Considering how wackadoo the pilots for all three seasons have been, with everything from Rubber Man ghost rapes to institutionalizing thanks to alien abductions, “Bitchcraft” is surprisingly tame, even grounded. Of course there’s still weirdness—the first episode does bring a living minotaur and a character who literally screws people to death—but it doesn’t feel quite as blatantly nuts starting off.

In fact “Bitchcraft” makes Coven start off very similarly to the first X-Men movie. Returning to the AHS Repertoire Players is Taissa Farmiga as Zoe, who upon trying to lose her virginity ends up causing her partner to bleed from the face and die of a brain aneurysm. So her parents let her know that her family has a history of witchcraft (a little late, Mom and Dad!) and they ship her off to Miss Robichaux’s Academy for Exceptional Young Ladies—a name that both reminds of X-Men and Harry Potter—in New Orleans.

While the school used to be highly populated, attendance is way down. In fact she’s only one of four students, which include Emma Roberts, Gabourey Sidibe and Jamie Brewer, each with different powers. Roberts can use telepathy, Brewer is clairvoyant and is hinted might be the smartest of them all, and Sidibe is basically a human voodoo doll. They’re led by the school’s head mistress, played by Sarah Paulson, who seems to be repressing her talents and has a fear of the problems being a young witch in the viral age could bring about.

But of course there’s also Jessica Lange as Fiona, who is the mother of Paulson and is known as The Supreme, a witch with countless gifts and easily the most powerful witch of her age. It’s through Lange and Paulson that we start to see what the major themes of Coven will likely be, as Lange is seeking vitality and youth from the next generation, and the ideas of the powerless becoming the powerful are present by episode’s end.

Like many Ryan Murphy shows, such as Nip/Tuck, Glee and the awful The New Normal, the biggest problem here is uncertainty of intention and style. “Bitchcraft” starts off actually terrifying, flashing back to Kathy Bates as Madame LaLaurie, a witch who keeps slaves in her attic, sews their eyes and mouthes shut, rips off their skin and uses their pancreases to make a concoction that is supposed to revitalize her skin. It’s incredibly disturbing, and to cap it off, LaLaurie places a bull head on the newest imprisoned slave to create a real-life minotaur.

But then as we head to the school and learn more about these girls and the history of witchcraft in New Orleans, things do get much lighter, with nothing quite matching the horrors of the cold open. Yet later when Farmiga and Roberts go out to a nearby frat party, Roberts is gang-raped and taped during the action, bringing the show back to darkness. It seems a bit all over the place, especially when you consider the consistent style that Asylum took on. Also, American Horror Story has always had a disturbing crutch of utilizing rape as a way of forwarding narrative, which may be one of the most horrifying and unfortunate aspects of the series.
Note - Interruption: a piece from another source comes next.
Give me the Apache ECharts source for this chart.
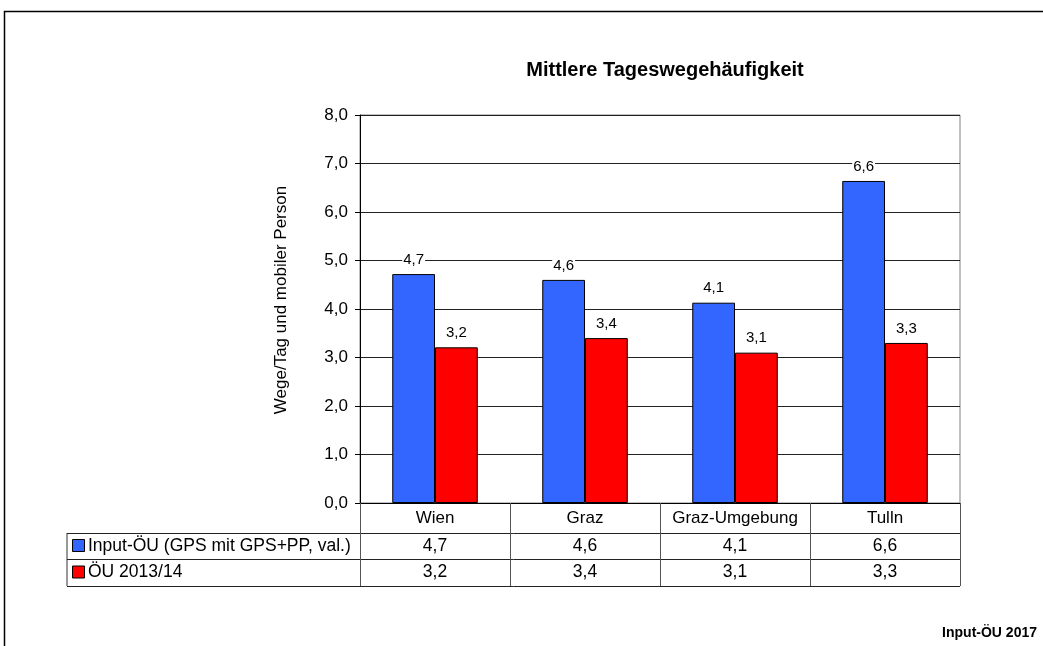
<!DOCTYPE html>
<html lang="de">
<head>
    <meta charset="UTF-8">
    <title>Mittlere Tageswegehäufigkeit</title>
    <script src="https://cdn.jsdelivr.net/npm/echarts@6.0.0/dist/echarts.min.js"></script>
    <style>
        body { margin: 0; background: #fff; }
    </style>
</head>
<body>
    <div id="main" style="width: 1043px;height:646px;"></div>
    <script type="text/javascript">
        // data
        const categories = ['Wien', 'Graz', 'Graz-Umgebung', 'Tulln'];
        const seriesNames = ['Input-ÖU (GPS mit GPS+PP, val.)', 'ÖU 2013/14'];
        const inputOU = [4.72, 4.60, 4.13, 6.64];
        const ou2013 = [3.21, 3.40, 3.10, 3.30];
        const yTicks = [0, 1, 2, 3, 4, 5, 6, 7, 8];
        const colors = ['#3366FF', '#FF0000'];

        const fmt = v => v.toFixed(1).replace('.', ',');
        const font = 'Liberation Sans, Arial, sans-serif';

        // plot box
        const gridL = 360, gridR = 960, gridT = 115, gridB = 503;
        const rowY = [gridB, 533, 559, 586];
        const tableLeft = 67;

        let myChart = echarts.init(document.getElementById('main'));

        let options = {
            animation: false,
            textStyle: { fontFamily: font },
            title: {
                text: 'Mittlere Tageswegehäufigkeit',
                left: (gridL + gridR) / 2,
                top: 55,
                textAlign: 'center',
                textStyle: { fontSize: 20, fontWeight: 'bold', color: '#000', fontFamily: font }
            },
            grid: {
                left: gridL, right: 1043 - gridR, top: gridT, bottom: 646 - gridB,
                show: true, borderColor: '#808080', borderWidth: 1
            },
            xAxis: {
                type: 'category',
                data: categories,
                axisLine: { lineStyle: { color: '#000' } },
                axisTick: { show: true, interval: 0, length: rowY[3] - gridB, lineStyle: { color: '#555' } },
                axisLabel: { color: '#000', fontSize: 17, margin: 7, interval: 0 }
            },
            yAxis: {
                type: 'value',
                min: yTicks[0],
                max: yTicks[yTicks.length - 1],
                interval: 1,
                name: 'Wege/Tag und mobiler Person',
                nameLocation: 'middle',
                nameGap: 70,
                nameTextStyle: { color: '#000', fontSize: 17, padding: [0, 0, 0, 18] },
                axisLine: { show: true, lineStyle: { color: '#000' } },
                axisTick: { show: true, length: 5, lineStyle: { color: '#000' } },
                axisLabel: { color: '#000', fontSize: 17, margin: 12, formatter: v => fmt(v) },
                splitLine: { lineStyle: { color: '#222' } }
            },
            series: [inputOU, ou2013].map((vals, i) => ({
                name: seriesNames[i],
                type: 'bar',
                data: vals,
                barGap: '0%',
                barCategoryGap: '43%',
                itemStyle: { color: colors[i], borderColor: '#000', borderWidth: 1 },
                label: {
                    show: true,
                    position: 'top',
                    distance: 7,
                    color: '#000',
                    fontSize: 15,
                    backgroundColor: '#fff',
                    padding: [0, 1],
                    formatter: p => fmt(p.value)
                }
            }))
        };

        myChart.setOption(options);

        // data table below the plot
        const graphics = [
            {
                type: 'rect',
                shape: { x: 4.5, y: 11.5, width: 1100, height: 700 },
                style: { fill: 'none', stroke: '#000', lineWidth: 1.5 },
                silent: true
            },
            {
                type: 'text',
                right: 6, top: 626,
                style: { text: 'Input-ÖU 2017', fill: '#000', font: 'bold 14px ' + font }
            },
            {
                type: 'line',
                shape: { x1: tableLeft, y1: rowY[1], x2: tableLeft, y2: rowY[3] },
                style: { stroke: '#333', lineWidth: 1 }
            }
        ];
        rowY.slice(1).forEach(y => {
            graphics.push({
                type: 'line',
                shape: { x1: tableLeft, y1: y + 0.5, x2: gridR, y2: y + 0.5 },
                style: { stroke: '#222', lineWidth: 1 }
            });
        });
        [inputOU, ou2013].forEach((vals, i) => {
            const cy = (rowY[i + 1] + rowY[i + 2]) / 2;
            graphics.push({
                type: 'rect',
                shape: { x: 72.5, y: cy - 6.5, width: 12, height: 12 },
                style: { fill: colors[i], stroke: '#000', lineWidth: 1 }
            });
            graphics.push({
                type: 'text',
                x: 88, y: cy,
                style: { text: seriesNames[i], fill: '#000', font: '17.5px ' + font, verticalAlign: 'middle' }
            });
            vals.forEach((v, j) => {
                const cx = myChart.convertToPixel({ xAxisIndex: 0 }, categories[j]);
                graphics.push({
                    type: 'text',
                    x: cx, y: cy,
                    style: { text: fmt(v), fill: '#000', font: '17.5px ' + font, align: 'center', verticalAlign: 'middle' }
                });
            });
        });

        myChart.setOption({ graphic: graphics });
    </script>
</body>
</html>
However, the young witches try to reclaim their strength, first by Roberts flipping over the frat’s bus with her powers, killing seven of the nine boys inside. Then Farmiga visits the rape instigator—one of the survivors—at the hospital, and decides to use her vagina’s murder powers to make his head spout blood.

There’s plenty of other crazy stuff that I haven’t even mentioned yet, such as Lange literally sucking the life out of a young scientist or how she also digs up Bates, who has apparently been buried alive for about 180 years. Regardless of odd stylistic choices and weird inconsistencies, the best part of American Horror Story is just how next-level bonkers and unpredictable it can be. Coven definitely presents plenty of promising elements and characters spanning 200 years to have fun with this season, and the possibilities are literally endless.